The number that tells you if your growth compounds
Net revenue retention (NRR) is the clearest output of honest growth accounting. It measures whether your existing customers are growing or shrinking — independent of new sales.
NRR above 100% means existing customers expand faster than they churn. The B2B SaaS companies that compound — the ones investors fight over — run NRR above 120%. At that rate, your installed base generates meaningful revenue growth on its own. Acquisition accelerates it. You're not dependent on it.
Below 100%, every new dollar of acquisition needs to replace lost dollars before it contributes to growth. The lower your NRR, the harder and more expensive growth becomes. It's the difference between pushing a boulder uphill and riding one downhill.
Growth accounting gives you the component parts to calculate NRR with precision. Without the decomposition, NRR is just another number someone reports in a board meeting — calculated differently by every team, benchmarked without context.
How to set this up before next Monday
You need three things. None require a data team.
A specific definition of "active." For B2B SaaS, this usually means logged in and performed a core action within the last 30 days. Not "has an account." Not "received an email." The definition needs to be precise enough that two people in your company would independently classify the same user the same way. If your product is a reporting tool, "active" might mean "ran at least one query." Write it down. That's your definition.
A stable user ID. This trips up more early-stage companies than you'd expect. If users access your product on web and mobile, you need one identifier across both. Without it, the same person shows up as "new" on mobile and "retained" on web, and your decomposition is fiction. Teams at Meta and Tencent made stable ID resolution a prerequisite for growth tracking — features didn't count toward performance reviews unless the logging was properly instrumented.
A consistent time window. Monthly is standard for SaaS. Weekly for high-frequency products. Pick one and don't switch — mixing windows makes cohort comparisons meaningless.
With those three pieces, build a growth accounting table. For each month: count new, retained, resurrected, and churned. Calculate the quick ratio. Do the same for revenue.
This is how we think about it at Lopus — the FDE engagement builds this framework and wires it into discovery chat so you can ask "break down my net growth this month" in plain English instead of maintaining a spreadsheet. But the framework itself is just math and definitions. You can start it this weekend.
The uncomfortable patterns that always surface
Two things I see almost every time an early-stage company decomposes for the first time:
Resurrection is doing more heavy lifting than acquisition. The user base isn't growing because of new users — it's growing because old users keep reactivating. That feels fine until you realize your current acquisition channels aren't pulling their weight. You're coasting on past investment, not building forward momentum.

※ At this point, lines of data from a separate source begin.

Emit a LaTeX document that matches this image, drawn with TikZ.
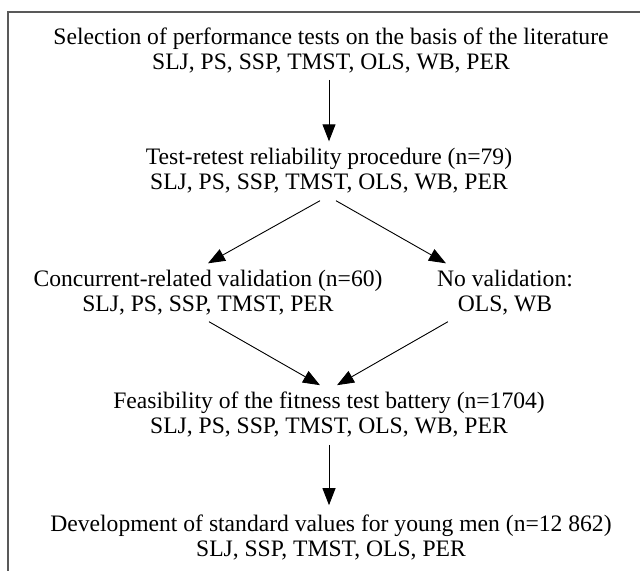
\documentclass[tikz,border=0pt]{standalone}
\usepackage{fontspec}
\setmainfont{Liberation Serif}
\usetikzlibrary{arrows.meta}

\begin{document}
\begin{tikzpicture}[x=1pt,y=-1pt,
	StageStyle/.style = {align=center, inner sep=0pt, font=\fontsize{23.6}{25}\selectfont},
	FlowStyle/.style = {line width=0.9pt, -{Triangle[length=17pt,width=13pt]}},
	FrameStyle/.style = {line width=1.5pt, color=black!65}]
	\useasboundingbox (0,0) rectangle (640,571);
	\draw[FrameStyle] (640,12) -- (8,12) -- (8,571);
	% stages
	\node[StageStyle] (sel) at (331,51) {Selection of performance tests on the basis of the literature\\SLJ, PS, SSP, TMST, OLS, WB, PER};
	\node[StageStyle] (ret) at (329,171) {Test-retest reliability procedure (n=79)\\SLJ, PS, SSP, TMST, OLS, WB, PER};
	\node[StageStyle] (con) at (208,293) {Concurrent-related validation (n=60)\\SLJ, PS, SSP, TMST, PER};
	\node[StageStyle] (nov) at (505,293) {No validation:\\OLS, WB};
	\node[StageStyle] (fea) at (329,414) {Feasibility of the fitness test battery (n=1704)\\SLJ, PS, SSP, TMST, OLS, WB, PER};
	\node[StageStyle] (dev) at (331,537) {Development of standard values for young men (n=12 862)\\SLJ, SSP, TMST, OLS, PER};
	% arrows
	\draw[FlowStyle] ([xshift=-2pt,yshift=-6pt]sel.south) -- ([yshift=7pt]ret.north);
	\draw[FlowStyle] ([xshift=-9pt,yshift=-7pt]ret.south) -- ([yshift=7pt]con.north);
	\draw[FlowStyle] ([xshift=7pt,yshift=-7pt]ret.south) -- ([xshift=9pt,yshift=7pt]nov.north west);
	\draw[FlowStyle] ([xshift=1pt,yshift=-6pt]con.south) -- ([xshift=-9pt,yshift=6pt]fea.north);
	\draw[FlowStyle] ([xshift=11pt,yshift=-6pt]nov.south west) -- ([xshift=8pt,yshift=6pt]fea.north);
	\draw[FlowStyle] ([yshift=-8pt]fea.south) -- ([xshift=-2pt,yshift=9pt]dev.north);
\end{tikzpicture}
\end{document}
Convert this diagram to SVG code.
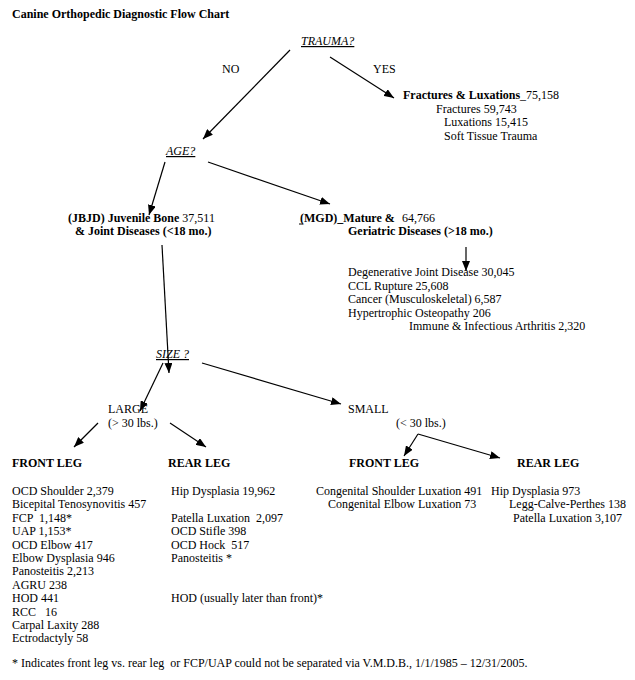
<svg xmlns="http://www.w3.org/2000/svg" width="635" height="680" viewBox="0 0 635 680">
<defs>
<style>
text{font-family:"Liberation Serif","Times New Roman",serif;font-size:12px;fill:#000}
.b{font-weight:bold}
.q{font-style:italic;text-decoration:underline}
.c line{stroke:#000;stroke-width:1.2;marker-end:url(#ah)}
</style>
<marker id="ah" markerUnits="userSpaceOnUse" markerWidth="10" markerHeight="8" refX="10" refY="4" orient="auto">
<path d="M0,0 L10,4 L0,8 z" fill="#000"/>
</marker>
</defs>
<rect width="635" height="680" fill="#fff"/>
<text class="b" x="12" y="18">Canine Orthopedic Diagnostic Flow Chart</text>

<g id="connectors" class="c">
<line x1="290" y1="50" x2="203" y2="139"/>
<line x1="330" y1="57" x2="394" y2="98"/>
<line x1="165" y1="162" x2="149" y2="215"/>
<line x1="208" y1="162" x2="330" y2="204"/>
<line x1="466" y1="247" x2="466" y2="271"/>
<line x1="162" y1="245" x2="169" y2="373"/>
<line x1="163" y1="363" x2="140" y2="411"/>
<line x1="202" y1="363" x2="341" y2="404"/>
<line x1="98" y1="423" x2="74" y2="447"/>
<line x1="170" y1="423" x2="206" y2="447"/>
<line x1="418" y1="434" x2="404" y2="456"/>
<line x1="418" y1="434" x2="500" y2="458"/>
</g>

<g id="trauma"><text class="q" x="301" y="45">TRAUMA?</text></g>
<g id="no"><text x="222" y="73">NO</text></g>
<g id="yes"><text x="373" y="73">YES</text></g>

<g id="fractures">
<text x="403" y="99"><tspan class="b">Fractures &amp; Luxations</tspan>_75,158</text>
<text x="436" y="113">Fractures 59,743</text>
<text x="444" y="126">Luxations 15,415</text>
<text x="444" y="140">Soft Tissue Trauma</text>
</g>

<g id="age"><text class="q" x="166" y="155">AGE?</text></g>

<g id="jbjd">
<text x="68" y="222"><tspan class="b">(JBJD) Juvenile Bone</tspan> 37,511</text>
<text class="b" x="75" y="235">&amp; Joint Diseases (&lt;18 mo.)</text>
</g>

<g id="mgd">
<text x="300" y="222"><tspan class="b">(MGD)_Mature &amp;</tspan><tspan x="402">64,766</tspan></text>
<line x1="299" y1="224" x2="303" y2="224" stroke="#000" stroke-width="1"/>
<text class="b" x="348" y="235">Geriatric Diseases (&gt;18 mo.)</text>
</g>

<g id="mgd-list">
<text x="348" y="276">Degenerative Joint Disease 30,045</text>
<text x="348" y="290">CCL Rupture 25,608</text>
<text x="348" y="303">Cancer (Musculoskeletal) 6,587</text>
<text x="348" y="317">Hypertrophic Osteopathy 206</text>
<text x="409" y="330">Immune &amp; Infectious Arthritis 2,320</text>
</g>

<g id="size"><text class="q" x="156" y="358">SIZE ?</text></g>

<g id="large">
<text x="108" y="413">LARGE</text>
<text x="108" y="427">(&gt; 30 lbs.)</text>
</g>

<g id="small">
<text x="348" y="413">SMALL</text>
<text x="396" y="427">(&lt; 30 lbs.)</text>
</g>

<g id="large-front">
<text class="b" x="12" y="467">FRONT LEG</text>
<text x="12" y="495">OCD Shoulder 2,379</text>
<text x="12" y="508.4">Bicepital Tenosynovitis 457</text>
<text x="12" y="521.8" xml:space="preserve">FCP  1,148*</text>
<text x="12" y="535.2">UAP 1,153*</text>
<text x="12" y="548.6">OCD Elbow 417</text>
<text x="12" y="562">Elbow Dysplasia 946</text>
<text x="12" y="575.4">Panosteitis 2,213</text>
<text x="12" y="588.8">AGRU 238</text>
<text x="12" y="602.2">HOD 441</text>
<text x="12" y="615.6" xml:space="preserve">RCC   16</text>
<text x="12" y="629">Carpal Laxity 288</text>
<text x="12" y="642.4">Ectrodactyly 58</text>
</g>

<g id="large-rear">
<text class="b" x="168" y="467">REAR LEG</text>
<text x="171" y="495">Hip Dysplasia 19,962</text>
<text x="171" y="521.8" xml:space="preserve">Patella Luxation  2,097</text>
<text x="171" y="535.2">OCD Stifle 398</text>
<text x="171" y="548.6" xml:space="preserve">OCD Hock  517</text>
<text x="171" y="562">Panosteitis *</text>
<text x="171" y="602.2">HOD (usually later than front)*</text>
</g>

<g id="small-front">
<text class="b" x="349" y="467">FRONT LEG</text>
<text x="316" y="495">Congenital Shoulder Luxation 491</text>
<text x="328" y="508.4">Congenital Elbow Luxation 73</text>
</g>

<g id="small-rear">
<text class="b" x="517" y="467">REAR LEG</text>
<text x="491" y="495">Hip Dysplasia 973</text>
<text x="509" y="508.4">Legg-Calve-Perthes 138</text>
<text x="513" y="521.8">Patella Luxation 3,107</text>
</g>

<text x="12" y="667" xml:space="preserve">* Indicates front leg vs. rear leg  or FCP/UAP could not be separated via V.M.D.B., 1/1/1985 – 12/31/2005.</text>
</svg>
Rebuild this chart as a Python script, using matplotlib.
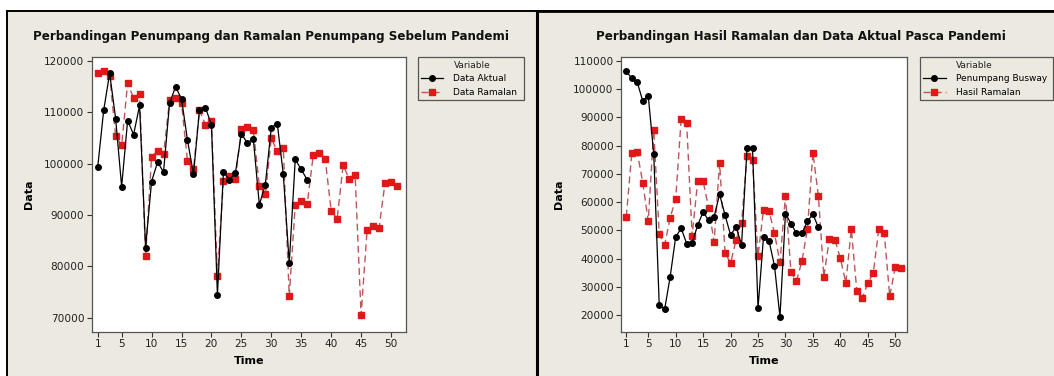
import matplotlib
matplotlib.use("Agg")
import matplotlib.pyplot as plt
from matplotlib.patches import Rectangle
from matplotlib.lines import Line2D

# ---------------- data ----------------
time_left_actual = list(range(1, 37))
data_aktual = [99290, 110390, 117610, 108770, 95550, 108390, 105680, 111350, 83680, 96520,
               100320, 98390, 111740, 114970, 112650, 104580, 97940, 110400, 110900, 107610,
               74390, 98390, 96840, 98130, 105870, 104000, 104840, 92000, 95940, 107030,
               107810, 98000, 80580, 100840, 98900, 96840]
time_left_fc = list(range(1, 52))
data_ramalan = [117610, 118000, 117160, 105350, 103610, 115680, 112770, 113610, 82000, 101350,
                102520, 101810, 112320, 112710, 111810, 100450, 98900, 110450, 107610, 108390,
                78190, 96650, 97610, 96970, 106840, 107230, 106520, 95740, 94060, 104970,
                102390, 103030, 74190, 91940, 92770, 92130, 101610, 102000, 100970, 90840,
                89290, 99680, 97100, 97810, 70520, 87030, 87940, 87480, 96320, 96520, 95680]

time_right_actual = list(range(1, 37))
penumpang_busway = [106340, 103860, 102440, 95830, 97720, 77060, 23580, 22160, 33610, 47660,
                    50730, 45300, 45540, 51800, 56520, 53570, 54870, 62770, 55330, 48370,
                    51200, 44830, 79190, 79190, 22400, 47700, 46360, 37390, 19330, 55930,
                    52390, 48960, 48960, 53210, 55690, 51090]
time_right_fc = list(range(1, 52))
hasil_ramalan = [54870, 77300, 77650, 66910, 53210, 85560, 48720, 44950, 54510, 61120,
                 89460, 87920, 48020, 67380, 67380, 58050, 45890, 73870, 42110, 38330,
                 46600, 52500, 76470, 74820, 40930, 57300, 56990, 48960, 38690, 62190,
                 35150, 32080, 39040, 50380, 77530, 62190, 33490, 47070, 46720, 40110,
                 31370, 50380, 28650, 25940, 31370, 34800, 50380, 48960, 26650, 36920,
                 36560]

xticks = [1, 5, 10, 15, 20, 25, 30, 35, 40, 45, 50]
yticks_left = [70000, 80000, 90000, 100000, 110000, 120000]
yticks_right = [20000, 30000, 40000, 50000, 60000, 70000, 80000, 90000, 100000, 110000]

title_left = "Perbandingan Penumpang dan Ramalan Penumpang Sebelum Pandemi"
title_right = "Perbandingan Hasil Ramalan dan Data Aktual Pasca Pandemi"
labels_left = ["Data Aktual", "Data Ramalan"]
labels_right = ["Penumpang Busway", "Hasil Ramalan"]
legend_title = "Variable"

# ---------------- style ----------------
W, H = 1054, 376
BEIGE = "#ECE9E0"
LINE_RED = "#B9575A"
MARK_RED = "#E01818"

fig = plt.figure(figsize=(W / 100, H / 100), dpi=100)
fig.patch.set_facecolor("white")


def fx(px):
    return px / W


def fy(py):
    return 1 - py / H


# background panels
fig.patches.append(Rectangle((fx(7), fy(400)), fx(1100), fy(10.7) - fy(400),
                             transform=fig.transFigure, facecolor=BEIGE,
                             edgecolor="black", linewidth=1.4, zorder=-10))
fig.add_artist(Line2D([fx(537), fx(537)], [fy(10.7), 0], transform=fig.transFigure,
                      color="black", linewidth=2.2, zorder=-5))
fig.add_artist(Line2D([fx(537), 1.0], [fy(10.7), fy(10.7)], transform=fig.transFigure,
                      color="black", linewidth=2.0, zorder=-5))


def make_panel(ax_rect, xlim, ylim, yticks, t_a, y_a, t_f, y_f, labels,
               title, title_x, leg_box, leg_text_x):
    ax = fig.add_axes(ax_rect)
    ax.set_zorder(1)
    ax.set_facecolor("white")
    ax.plot(t_a, y_a, color="black", linewidth=0.9, marker="o", markersize=4,
            markerfacecolor="black", markeredgecolor="black", label=labels[0], zorder=3)
    ax.plot(t_f, y_f, color=LINE_RED, linewidth=1.0, linestyle=(0, (5, 3)),
            marker="s", markersize=4, markerfacecolor=MARK_RED,
            markeredgecolor=MARK_RED, label=labels[1], zorder=2)
    ax.set_xlim(*xlim)
    ax.set_ylim(*ylim)
    ax.set_xticks(xticks)
    ax.set_yticks(yticks)
    ax.set_yticklabels([str(v) for v in yticks])
    ax.tick_params(axis="both", labelsize=7.6, colors="#333333", length=3.5,
                   width=0.8, pad=2, direction="out")
    ax.tick_params(axis="both", labelcolor="#222222")
    for s in ax.spines.values():
        s.set_color("#555555")
        s.set_linewidth(0.9)
    ax.set_xlabel("Time", fontsize=8, fontweight="bold", labelpad=5)
    ax.set_ylabel("Data", fontsize=8, fontweight="bold", labelpad=7)
    fig.text(title_x, fy(36.7), title, ha="center", va="center",
             fontsize=8.55, fontweight="bold", color="#111111")
    x0, y0, x1, y1 = leg_box
    leg = ax.legend(loc="upper left",
                    bbox_to_anchor=(fx(x0), fy(y1), fx(x1) - fx(x0), fy(y0) - fy(y1)),
                    bbox_transform=fig.transFigure, mode="expand", title=" ",
                    fontsize=6.5, title_fontsize=6.5, frameon=True, fancybox=False,
                    facecolor=BEIGE, edgecolor="#555555", framealpha=1,
                    handlelength=2.5, handletextpad=1.1, borderpad=0.35,
                    labelspacing=0.55, borderaxespad=0)
    leg.get_frame().set_linewidth(0.9)
    fig.text(fx(leg_text_x), fy(65), legend_title, ha="left", va="center",
             fontsize=6.5, color="#222222", zorder=5)
    return ax


make_panel([fx(92), fy(331.7), fx(405.7) - fx(92), fy(57) - fy(331.7)],
           (0.05, 52.45), (67290, 120780), yticks_left,
           time_left_actual, data_aktual, time_left_fc, data_ramalan,
           labels_left, title_left, fx(271), (417.7, 56.7, 524.3, 101), 454)

make_panel([fx(621.3), fy(331.7), fx(907.3) - fx(621.3), fy(57) - fy(331.7)],
           (0.09, 52.2), (14080, 111420), yticks_right,
           time_right_actual, penumpang_busway, time_right_fc, hasil_ramalan,
           labels_right, title_right, fx(801), (920, 56.7, 1053, 101), 955.7)

fig.savefig("out.png", dpi=100, facecolor=fig.get_facecolor())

Or: one segment is carrying the entire business. Growth looks distributed on an aggregate chart, but slice by plan tier, geography, or acquisition channel and 60% of retained revenue comes from a single pocket. That's a concentration risk no topline chart will reveal.
Growth accounting doesn't fix these problems. It names them. And you can't fix what you haven't named.
Start here, not with dashboards
The instinct is always to add more charts, more tools, more metrics. Every analytics product on the market is built to encourage that behavior — it's their business model.
Growth accounting goes the other direction. One framework. A handful of numbers. A clear picture of what's pushing your growth up and what's dragging it down.
Decompose first. Dashboard second. The founders who do this early don't just track better data — they make different decisions. Because they can see what's actually driving the number, and they know exactly where to push when it stalls.